A run of records:
╔══

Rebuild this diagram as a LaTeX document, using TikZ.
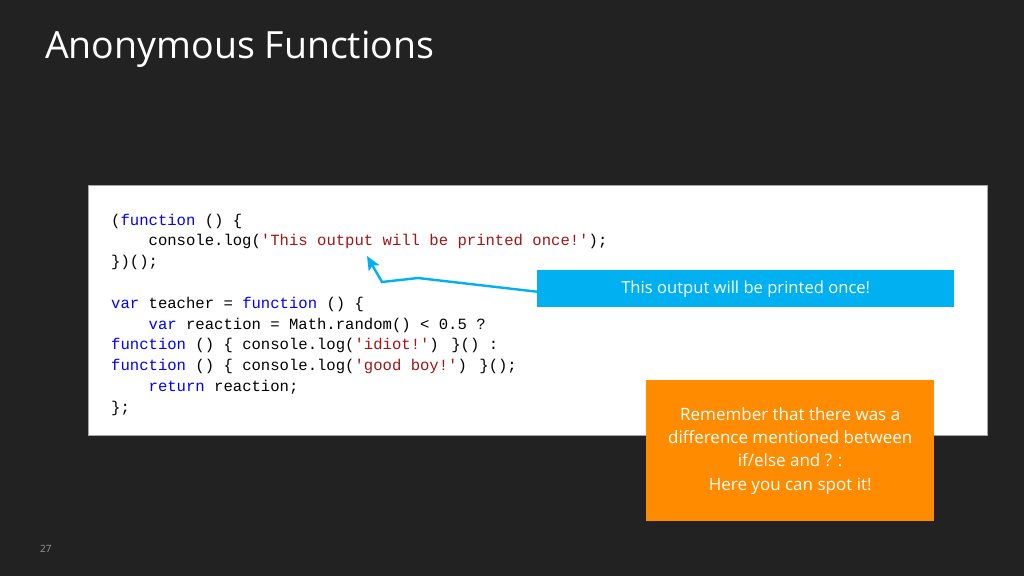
\documentclass[tikz,border=0pt]{standalone}
\usepackage{fontspec}
\setmainfont{Open Sans}
\newfontfamily\codefont{Liberation Mono}
\usetikzlibrary{arrows.meta}
\definecolor{bgdark}{HTML}{222222}
\definecolor{calloutblue}{HTML}{00B0F0}
\definecolor{noteorange}{HTML}{FF8C00}
\definecolor{kwblue}{HTML}{0000FF}
\definecolor{strred}{HTML}{A31515}
\newcommand{\kw}[1]{\textcolor{kwblue}{#1}}
\newcommand{\str}[1]{\textcolor{strred}{#1}}
\begin{document}
\begin{tikzpicture}[x=1pt,y=-1pt,
  codeline/.style={anchor=base west,inner sep=0pt,font=\codefont\fontsize{15.6}{18}\selectfont,text=black},
  bluebox/.style={fill=calloutblue,draw=none,text=white,font=\fontsize{16.6}{20}\selectfont},
  orangebox/.style={fill=noteorange,draw=none,text=white,align=center,font=\fontsize{17}{23.3}\selectfont},
  pointer/.style={draw=calloutblue,line width=2.4pt,-{Stealth[length=14pt,width=12pt,inset=3pt]}}]
\useasboundingbox (0,0) rectangle (1024,576);
\fill[bgdark] (0,0) rectangle (1024,576);
% title
\node[anchor=base west,inner sep=0pt,text=white,font=\fontsize{37.5}{44}\selectfont] (title) at (45,58) {Anonymous Functions};
% code panel
\node[draw=gray!70,line width=0.8pt,fill=white,minimum width=899pt,minimum height=250pt,anchor=north west,inner sep=0pt] (panel) at (88,185) {};
\def\cx{111}
\node[codeline] (l1) at (\cx,225) {(\kw{function} () \{};
\node[codeline] (l2) at (\cx,245.8) {\ \ \ \ console.log(\str{'This output will be printed once!'});};
\node[codeline] (l3) at (\cx,266.6) {\})();};
\node[codeline] (l5) at (\cx,308.2) {\kw{var} teacher = \kw{function} () \{};
\node[codeline] (l6) at (\cx,329) {\ \ \ \ \kw{var} reaction = Math.random() < 0.5 ?};
\node[codeline] (l7) at (\cx,349.8) {\kw{function} () \{ console.log(\str{'idiot!'}) \}() :};
\node[codeline] (l8) at (\cx,370.6) {\kw{function} () \{ console.log(\str{'good boy!'}) \}();};
\node[codeline] (l9) at (\cx,391.4) {\ \ \ \ \kw{return} reaction;};
\node[codeline] (l10) at (\cx,412.2) {\};};
% blue callout
\node[bluebox,minimum width=417pt,minimum height=37pt,anchor=north west,inner sep=0pt] (callout) at (537,270) {This output will be printed once!};
\coordinate (b1) at (418,278);
\coordinate (b2) at (382,282);
\coordinate (tip) at (367,256);
\draw[pointer] ([yshift=-3pt]callout.west) -- (b1) -- (b2) -- (tip);
% orange note
\node[orangebox,minimum width=288pt,minimum height=141pt,anchor=north west,inner sep=0pt] (note) at (646,380) {Remember that there was a\\difference mentioned between\\if/else and ? :\\Here you can spot it!};
% page number
\node[anchor=base west,inner sep=0pt,text=gray!80,font=\fontsize{10}{11}\selectfont] (pagenum) at (40,552) {27};
\end{tikzpicture}
\end{document}
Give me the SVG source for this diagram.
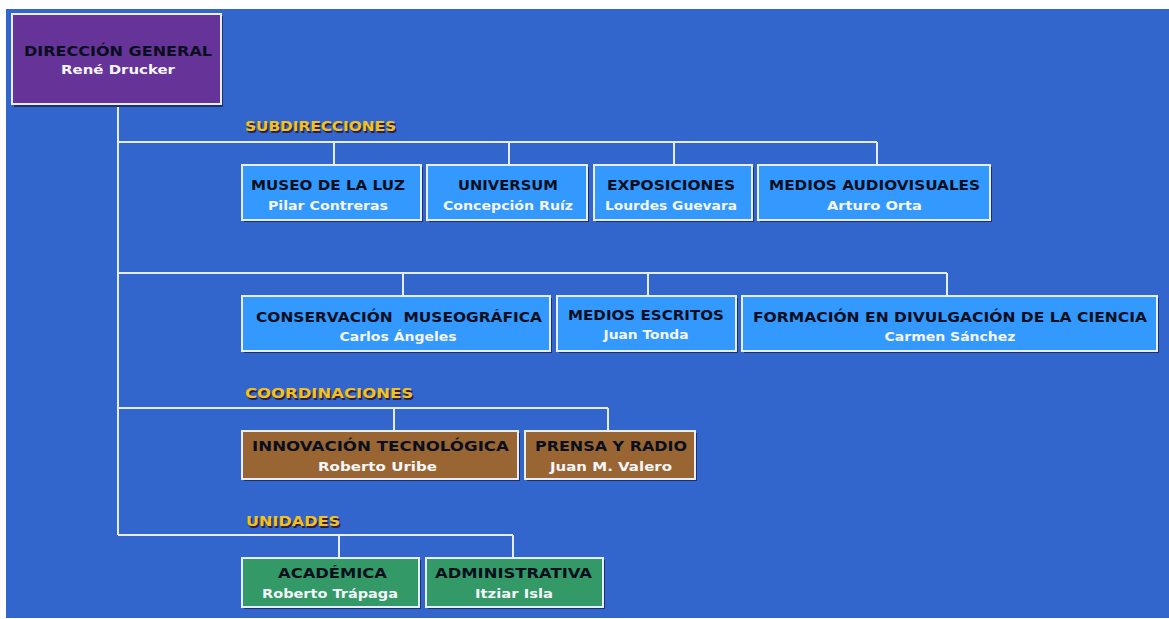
<svg xmlns="http://www.w3.org/2000/svg" width="1169" height="619" viewBox="0 0 1169 619">
<style>
.bg{fill:#3366cc}
.conn line,.conn path{stroke:#e4ecf8;stroke-width:2;fill:none}
.shadow{fill:#1c2f6e}
.box{stroke:#e8eef8;stroke-width:2}
.blue{fill:#3399ff}
.brown{fill:#996633}
.green{fill:#339966}
.purple{fill:#663399}
.t{font-family:"DejaVu Sans","Open Sans",sans-serif;font-weight:bold;font-size:13.5px;fill:#0a0f1e;text-anchor:middle}
.n{font-family:"DejaVu Sans","Open Sans",sans-serif;font-weight:bold;font-size:13px;fill:#f4f6fa;text-anchor:middle}
.h{font-family:"DejaVu Sans","Open Sans",sans-serif;font-weight:bold;font-size:14px;fill:#f2c21a}
.hs{font-family:"DejaVu Sans","Open Sans",sans-serif;font-weight:bold;font-size:14px;fill:#2a2050}
</style>
<rect x="0" y="0" width="1169" height="619" fill="#ffffff"/>
<rect class="bg" x="6" y="9" width="1163" height="609"/>

<g id="connectors" class="conn">
<path d="M118 105 V535"/>
<path d="M118 142 H877 M334 142 V165 M509 142 V165 M674 142 V165 M877 142 V165"/>
<path d="M118 273 H947 M403 273 V296 M648 273 V296 M947 273 V296"/>
<path d="M118 408 H608 M394 408 V431 M608 408 V431"/>
<path d="M118 535 H513 M339 535 V558 M513 535 V558"/>
</g>

<g id="headings">
<text class="hs" x="246.5" y="132.5" textLength="151" lengthAdjust="spacingAndGlyphs">SUBDIRECCIONES</text>
<text class="h" x="245" y="131" textLength="151" lengthAdjust="spacingAndGlyphs">SUBDIRECCIONES</text>
<text class="hs" x="246.5" y="399.5" textLength="168" lengthAdjust="spacingAndGlyphs">COORDINACIONES</text>
<text class="h" x="245" y="398" textLength="168" lengthAdjust="spacingAndGlyphs">COORDINACIONES</text>
<text class="hs" x="247.5" y="527.5" textLength="94" lengthAdjust="spacingAndGlyphs">UNIDADES</text>
<text class="h" x="246" y="526" textLength="94" lengthAdjust="spacingAndGlyphs">UNIDADES</text>
</g>

<g id="direccion-general">
<rect class="shadow" x="14" y="16" width="209" height="91"/>
<rect class="box purple" x="12" y="14" width="209" height="90"/>
<text class="t" x="118" y="56" textLength="188" lengthAdjust="spacingAndGlyphs">DIRECCIÓN GENERAL</text>
<text class="n" x="118" y="74" textLength="114" lengthAdjust="spacingAndGlyphs">René Drucker</text>
</g>

<g id="museo-de-la-luz">
<rect class="shadow" x="244" y="167" width="179" height="55"/>
<rect class="box blue" x="242" y="165" width="179" height="55"/>
<text class="t" x="328" y="190" textLength="154" lengthAdjust="spacingAndGlyphs">MUSEO DE LA LUZ</text>
<text class="n" x="328" y="210" textLength="120" lengthAdjust="spacingAndGlyphs">Pilar Contreras</text>
</g>

<g id="universum">
<rect class="shadow" x="429" y="167" width="160" height="55"/>
<rect class="box blue" x="427" y="165" width="160" height="55"/>
<text class="t" x="508" y="190" textLength="100" lengthAdjust="spacingAndGlyphs">UNIVERSUM</text>
<text class="n" x="508" y="210" textLength="130" lengthAdjust="spacingAndGlyphs">Concepción Ruíz</text>
</g>

<g id="exposiciones">
<rect class="shadow" x="596" y="167" width="158" height="55"/>
<rect class="box blue" x="594" y="165" width="158" height="55"/>
<text class="t" x="671" y="190" textLength="128" lengthAdjust="spacingAndGlyphs">EXPOSICIONES</text>
<text class="n" x="671" y="210" textLength="132" lengthAdjust="spacingAndGlyphs">Lourdes Guevara</text>
</g>

<g id="medios-audiovisuales">
<rect class="shadow" x="760" y="167" width="232" height="55"/>
<rect class="box blue" x="758" y="165" width="232" height="55"/>
<text class="t" x="874.5" y="190" textLength="211" lengthAdjust="spacingAndGlyphs">MEDIOS AUDIOVISUALES</text>
<text class="n" x="874.5" y="210" textLength="95" lengthAdjust="spacingAndGlyphs">Arturo Orta</text>
</g>

<g id="conservacion-museografica">
<rect class="shadow" x="244" y="298" width="308" height="55"/>
<rect class="box blue" x="242" y="296" width="308" height="55"/>
<text class="t" x="399" y="322" textLength="286" lengthAdjust="spacingAndGlyphs" xml:space="preserve">CONSERVACIÓN  MUSEOGRÁFICA</text>
<text class="n" x="398" y="341" textLength="117" lengthAdjust="spacingAndGlyphs">Carlos Ángeles</text>
</g>

<g id="medios-escritos">
<rect class="shadow" x="559" y="298" width="179" height="55"/>
<rect class="box blue" x="557" y="296" width="179" height="55"/>
<text class="t" x="646" y="320" textLength="156" lengthAdjust="spacingAndGlyphs">MEDIOS ESCRITOS</text>
<text class="n" x="646" y="339" textLength="85" lengthAdjust="spacingAndGlyphs">Juan Tonda</text>
</g>

<g id="formacion-divulgacion">
<rect class="shadow" x="744" y="298" width="415" height="55"/>
<rect class="box blue" x="742" y="296" width="415" height="55"/>
<text class="t" x="950" y="322" textLength="394" lengthAdjust="spacingAndGlyphs">FORMACIÓN EN DIVULGACIÓN DE LA CIENCIA</text>
<text class="n" x="950" y="341" textLength="131" lengthAdjust="spacingAndGlyphs">Carmen Sánchez</text>
</g>

<g id="innovacion-tecnologica">
<rect class="shadow" x="244" y="433" width="276" height="48"/>
<rect class="box brown" x="242" y="431" width="276" height="48"/>
<text class="t" x="380.5" y="451" textLength="257" lengthAdjust="spacingAndGlyphs">INNOVACIÓN TECNOLÓGICA</text>
<text class="n" x="377.5" y="471" textLength="119" lengthAdjust="spacingAndGlyphs">Roberto Uribe</text>
</g>

<g id="prensa-y-radio">
<rect class="shadow" x="527" y="433" width="170" height="48"/>
<rect class="box brown" x="525" y="431" width="170" height="48"/>
<text class="t" x="611" y="451" textLength="152" lengthAdjust="spacingAndGlyphs">PRENSA Y RADIO</text>
<text class="n" x="611" y="471" textLength="122" lengthAdjust="spacingAndGlyphs">Juan M. Valero</text>
</g>

<g id="academica">
<rect class="shadow" x="244" y="560" width="177" height="49"/>
<rect class="box green" x="242" y="558" width="177" height="49"/>
<text class="t" x="332.5" y="578" textLength="109" lengthAdjust="spacingAndGlyphs">ACADÉMICA</text>
<text class="n" x="330" y="598" textLength="136" lengthAdjust="spacingAndGlyphs">Roberto Trápaga</text>
</g>

<g id="administrativa">
<rect class="shadow" x="428" y="560" width="177" height="49"/>
<rect class="box green" x="426" y="558" width="177" height="49"/>
<text class="t" x="513.5" y="578" textLength="157" lengthAdjust="spacingAndGlyphs">ADMINISTRATIVA</text>
<text class="n" x="514" y="598" textLength="78" lengthAdjust="spacingAndGlyphs">Itziar Isla</text>
</g>
</svg>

╚══

#### Set problem:
Copy in full each line that holds the word "diagram".

#### Result below:
Rebuild this diagram as a LaTeX document, using TikZ.
Give me the SVG source for this diagram.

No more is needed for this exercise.